Goal >> Take every line where the string "that" appears and copy it.

Material provided >>

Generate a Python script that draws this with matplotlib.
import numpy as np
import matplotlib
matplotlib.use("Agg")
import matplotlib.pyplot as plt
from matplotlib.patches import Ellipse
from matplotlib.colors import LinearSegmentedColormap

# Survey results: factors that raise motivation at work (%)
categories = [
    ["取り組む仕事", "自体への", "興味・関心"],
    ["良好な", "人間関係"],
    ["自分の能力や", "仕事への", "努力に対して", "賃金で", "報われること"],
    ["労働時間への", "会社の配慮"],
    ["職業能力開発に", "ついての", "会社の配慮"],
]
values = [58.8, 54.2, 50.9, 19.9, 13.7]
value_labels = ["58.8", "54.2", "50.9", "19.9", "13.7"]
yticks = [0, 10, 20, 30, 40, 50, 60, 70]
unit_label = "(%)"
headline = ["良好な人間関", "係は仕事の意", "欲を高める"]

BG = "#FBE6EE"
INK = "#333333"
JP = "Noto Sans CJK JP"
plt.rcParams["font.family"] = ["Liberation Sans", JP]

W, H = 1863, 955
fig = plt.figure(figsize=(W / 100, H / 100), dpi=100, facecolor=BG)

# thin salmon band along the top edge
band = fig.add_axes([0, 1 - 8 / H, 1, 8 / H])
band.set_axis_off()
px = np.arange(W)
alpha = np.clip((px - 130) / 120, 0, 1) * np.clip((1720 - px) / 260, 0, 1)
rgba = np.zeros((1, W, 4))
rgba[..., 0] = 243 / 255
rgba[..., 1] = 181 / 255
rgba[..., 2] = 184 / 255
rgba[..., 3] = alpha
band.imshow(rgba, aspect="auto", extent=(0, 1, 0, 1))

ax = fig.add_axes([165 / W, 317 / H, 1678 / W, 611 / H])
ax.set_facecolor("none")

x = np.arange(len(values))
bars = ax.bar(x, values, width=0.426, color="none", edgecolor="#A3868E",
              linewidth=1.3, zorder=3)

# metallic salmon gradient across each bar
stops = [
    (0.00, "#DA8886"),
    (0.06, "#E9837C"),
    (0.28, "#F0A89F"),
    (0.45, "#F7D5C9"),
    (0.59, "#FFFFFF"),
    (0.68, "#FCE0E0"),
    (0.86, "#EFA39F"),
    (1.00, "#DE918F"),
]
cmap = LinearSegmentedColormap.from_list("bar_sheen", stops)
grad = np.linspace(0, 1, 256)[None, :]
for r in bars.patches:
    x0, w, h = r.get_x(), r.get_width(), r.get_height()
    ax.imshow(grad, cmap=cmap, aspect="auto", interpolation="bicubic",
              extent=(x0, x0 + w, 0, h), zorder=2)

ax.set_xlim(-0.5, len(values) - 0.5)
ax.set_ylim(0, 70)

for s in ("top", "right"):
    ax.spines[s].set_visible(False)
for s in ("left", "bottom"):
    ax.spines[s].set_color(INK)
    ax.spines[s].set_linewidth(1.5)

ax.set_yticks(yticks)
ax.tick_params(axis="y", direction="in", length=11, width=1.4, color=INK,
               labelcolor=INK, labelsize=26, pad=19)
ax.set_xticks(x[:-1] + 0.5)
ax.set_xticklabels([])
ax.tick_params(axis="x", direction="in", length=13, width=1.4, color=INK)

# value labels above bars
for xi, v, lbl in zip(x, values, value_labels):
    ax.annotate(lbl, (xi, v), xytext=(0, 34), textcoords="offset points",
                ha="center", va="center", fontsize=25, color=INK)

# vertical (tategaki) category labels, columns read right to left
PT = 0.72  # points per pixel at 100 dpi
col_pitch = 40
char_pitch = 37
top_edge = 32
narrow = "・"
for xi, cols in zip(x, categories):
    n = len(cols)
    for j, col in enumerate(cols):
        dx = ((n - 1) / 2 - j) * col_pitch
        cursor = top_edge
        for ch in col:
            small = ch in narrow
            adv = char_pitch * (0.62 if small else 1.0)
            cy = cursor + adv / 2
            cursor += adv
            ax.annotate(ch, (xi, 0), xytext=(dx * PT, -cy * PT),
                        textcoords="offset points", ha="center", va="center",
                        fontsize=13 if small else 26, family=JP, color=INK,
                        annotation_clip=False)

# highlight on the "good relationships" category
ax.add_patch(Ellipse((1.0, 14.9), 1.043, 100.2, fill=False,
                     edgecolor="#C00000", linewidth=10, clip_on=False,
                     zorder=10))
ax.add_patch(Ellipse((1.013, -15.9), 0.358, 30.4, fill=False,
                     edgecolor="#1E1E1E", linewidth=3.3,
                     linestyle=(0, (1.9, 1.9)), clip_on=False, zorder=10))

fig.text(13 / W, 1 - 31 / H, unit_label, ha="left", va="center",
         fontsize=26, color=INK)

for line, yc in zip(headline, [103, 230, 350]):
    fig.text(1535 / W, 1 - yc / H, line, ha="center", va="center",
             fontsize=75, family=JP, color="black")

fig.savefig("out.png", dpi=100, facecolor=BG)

* * *

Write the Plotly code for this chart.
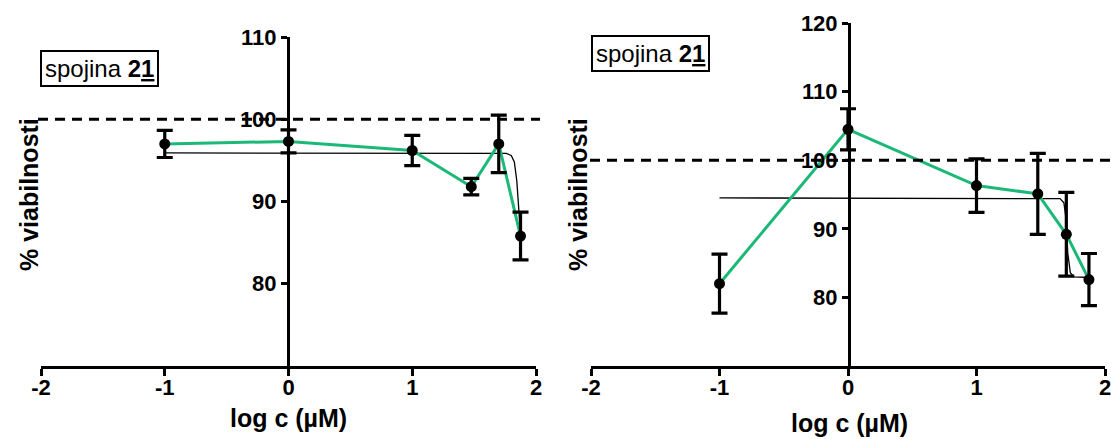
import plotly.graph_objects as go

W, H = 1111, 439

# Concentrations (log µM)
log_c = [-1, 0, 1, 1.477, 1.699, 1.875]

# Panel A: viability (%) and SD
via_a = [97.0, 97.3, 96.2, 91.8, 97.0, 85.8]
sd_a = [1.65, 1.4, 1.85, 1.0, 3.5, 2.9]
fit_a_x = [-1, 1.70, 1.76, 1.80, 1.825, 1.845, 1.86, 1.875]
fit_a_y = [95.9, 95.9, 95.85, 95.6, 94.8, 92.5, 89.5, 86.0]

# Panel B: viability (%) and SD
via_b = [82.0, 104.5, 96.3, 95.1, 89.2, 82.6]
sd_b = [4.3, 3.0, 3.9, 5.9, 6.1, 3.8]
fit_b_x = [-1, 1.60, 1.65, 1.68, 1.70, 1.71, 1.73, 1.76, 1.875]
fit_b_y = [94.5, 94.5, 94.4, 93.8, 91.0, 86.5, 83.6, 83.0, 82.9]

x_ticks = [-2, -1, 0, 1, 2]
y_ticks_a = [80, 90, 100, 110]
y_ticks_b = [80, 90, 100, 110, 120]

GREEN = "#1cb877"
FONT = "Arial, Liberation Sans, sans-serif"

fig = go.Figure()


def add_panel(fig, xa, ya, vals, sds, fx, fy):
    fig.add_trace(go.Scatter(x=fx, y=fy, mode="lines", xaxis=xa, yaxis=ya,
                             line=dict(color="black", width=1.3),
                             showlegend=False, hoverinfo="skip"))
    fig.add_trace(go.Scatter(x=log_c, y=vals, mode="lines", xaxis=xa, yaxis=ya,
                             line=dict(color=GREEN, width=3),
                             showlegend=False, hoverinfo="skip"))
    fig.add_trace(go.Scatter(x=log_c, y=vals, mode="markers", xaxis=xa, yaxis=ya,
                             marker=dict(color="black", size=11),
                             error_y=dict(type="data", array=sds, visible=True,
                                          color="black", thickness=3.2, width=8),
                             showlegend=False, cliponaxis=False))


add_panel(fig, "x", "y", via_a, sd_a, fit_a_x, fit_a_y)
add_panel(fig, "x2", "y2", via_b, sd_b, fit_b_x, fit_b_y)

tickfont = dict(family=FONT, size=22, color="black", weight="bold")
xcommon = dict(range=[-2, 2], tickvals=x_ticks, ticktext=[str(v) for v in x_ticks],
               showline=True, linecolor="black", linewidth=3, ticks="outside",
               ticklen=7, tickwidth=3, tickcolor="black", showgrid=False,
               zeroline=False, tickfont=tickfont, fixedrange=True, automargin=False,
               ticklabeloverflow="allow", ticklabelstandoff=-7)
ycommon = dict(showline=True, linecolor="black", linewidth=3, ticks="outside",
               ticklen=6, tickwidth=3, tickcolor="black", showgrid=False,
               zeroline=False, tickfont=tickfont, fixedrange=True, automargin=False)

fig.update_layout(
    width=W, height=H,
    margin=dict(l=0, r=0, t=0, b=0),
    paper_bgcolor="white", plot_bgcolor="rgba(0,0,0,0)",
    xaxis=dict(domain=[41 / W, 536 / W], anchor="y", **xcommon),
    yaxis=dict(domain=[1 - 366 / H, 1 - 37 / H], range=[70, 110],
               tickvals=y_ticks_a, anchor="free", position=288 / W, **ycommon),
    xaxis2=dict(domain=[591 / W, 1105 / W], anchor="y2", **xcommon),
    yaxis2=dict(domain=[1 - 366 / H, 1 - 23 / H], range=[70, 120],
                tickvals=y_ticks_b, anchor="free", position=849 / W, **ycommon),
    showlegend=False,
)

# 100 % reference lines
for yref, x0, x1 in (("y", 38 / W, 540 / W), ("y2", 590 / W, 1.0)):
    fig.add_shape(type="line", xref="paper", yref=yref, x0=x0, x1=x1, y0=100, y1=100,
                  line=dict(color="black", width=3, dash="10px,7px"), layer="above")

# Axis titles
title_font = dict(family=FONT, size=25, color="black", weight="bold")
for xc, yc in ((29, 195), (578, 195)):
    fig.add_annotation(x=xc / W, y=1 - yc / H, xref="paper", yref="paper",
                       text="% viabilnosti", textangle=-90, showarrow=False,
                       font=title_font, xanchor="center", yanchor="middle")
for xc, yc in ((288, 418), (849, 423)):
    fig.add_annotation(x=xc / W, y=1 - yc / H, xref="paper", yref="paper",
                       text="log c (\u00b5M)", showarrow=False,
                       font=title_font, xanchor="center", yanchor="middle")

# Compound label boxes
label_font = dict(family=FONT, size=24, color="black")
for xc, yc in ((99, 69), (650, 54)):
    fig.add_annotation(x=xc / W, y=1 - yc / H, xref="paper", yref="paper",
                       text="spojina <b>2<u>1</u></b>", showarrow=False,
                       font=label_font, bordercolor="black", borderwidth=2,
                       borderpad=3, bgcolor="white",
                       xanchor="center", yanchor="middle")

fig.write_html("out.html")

==

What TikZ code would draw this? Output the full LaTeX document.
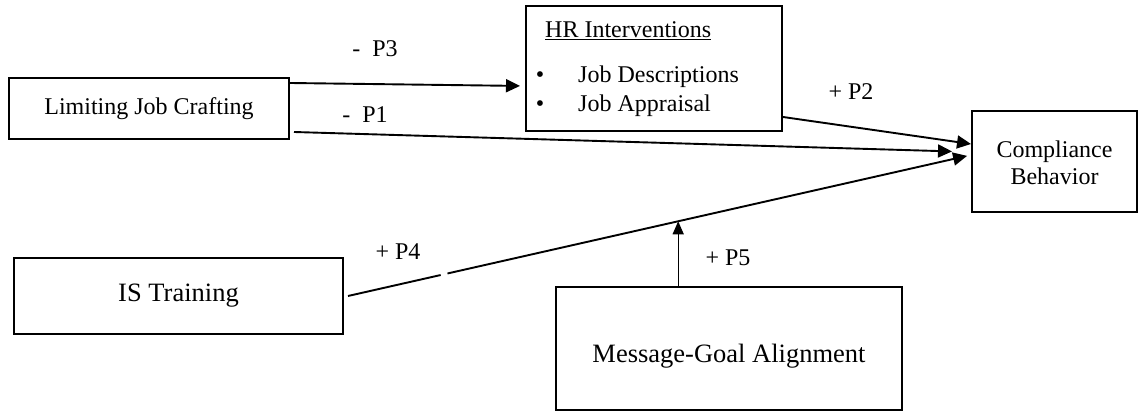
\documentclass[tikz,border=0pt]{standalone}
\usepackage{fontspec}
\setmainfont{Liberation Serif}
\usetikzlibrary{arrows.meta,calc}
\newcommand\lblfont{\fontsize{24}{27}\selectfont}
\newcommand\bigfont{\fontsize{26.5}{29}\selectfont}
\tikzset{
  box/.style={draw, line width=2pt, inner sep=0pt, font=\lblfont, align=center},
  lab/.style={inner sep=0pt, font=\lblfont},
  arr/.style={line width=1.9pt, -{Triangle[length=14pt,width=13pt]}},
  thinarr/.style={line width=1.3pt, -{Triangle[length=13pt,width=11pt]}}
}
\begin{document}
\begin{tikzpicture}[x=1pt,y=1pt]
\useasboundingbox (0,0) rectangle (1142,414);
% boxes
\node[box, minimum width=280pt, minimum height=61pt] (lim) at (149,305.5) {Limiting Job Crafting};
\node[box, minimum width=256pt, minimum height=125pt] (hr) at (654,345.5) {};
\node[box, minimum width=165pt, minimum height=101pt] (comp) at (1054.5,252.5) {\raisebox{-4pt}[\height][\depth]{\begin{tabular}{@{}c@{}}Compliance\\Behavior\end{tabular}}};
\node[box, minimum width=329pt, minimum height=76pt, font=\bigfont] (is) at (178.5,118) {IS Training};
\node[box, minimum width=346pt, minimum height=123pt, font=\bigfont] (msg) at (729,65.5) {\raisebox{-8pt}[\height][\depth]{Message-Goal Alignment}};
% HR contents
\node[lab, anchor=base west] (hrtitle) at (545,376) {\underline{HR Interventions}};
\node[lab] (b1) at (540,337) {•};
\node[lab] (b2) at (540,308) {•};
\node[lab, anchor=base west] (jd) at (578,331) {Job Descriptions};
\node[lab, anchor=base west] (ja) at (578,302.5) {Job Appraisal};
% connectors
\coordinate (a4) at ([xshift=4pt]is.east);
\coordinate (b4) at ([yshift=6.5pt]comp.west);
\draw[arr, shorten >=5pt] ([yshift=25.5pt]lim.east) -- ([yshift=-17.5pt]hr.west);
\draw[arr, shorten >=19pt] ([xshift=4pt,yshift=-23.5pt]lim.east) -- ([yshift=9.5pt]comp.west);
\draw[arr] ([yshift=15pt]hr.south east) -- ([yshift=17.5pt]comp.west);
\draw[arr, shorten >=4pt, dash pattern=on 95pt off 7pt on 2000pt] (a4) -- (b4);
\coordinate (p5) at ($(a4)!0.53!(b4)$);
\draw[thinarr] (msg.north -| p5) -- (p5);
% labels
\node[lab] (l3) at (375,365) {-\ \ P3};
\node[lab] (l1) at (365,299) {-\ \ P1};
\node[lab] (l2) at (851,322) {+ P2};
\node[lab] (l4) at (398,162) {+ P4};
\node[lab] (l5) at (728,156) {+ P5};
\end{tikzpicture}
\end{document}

Solution to the exercise >>
Generate a Python script that draws this with matplotlib.
# Survey results: factors that raise motivation at work (%)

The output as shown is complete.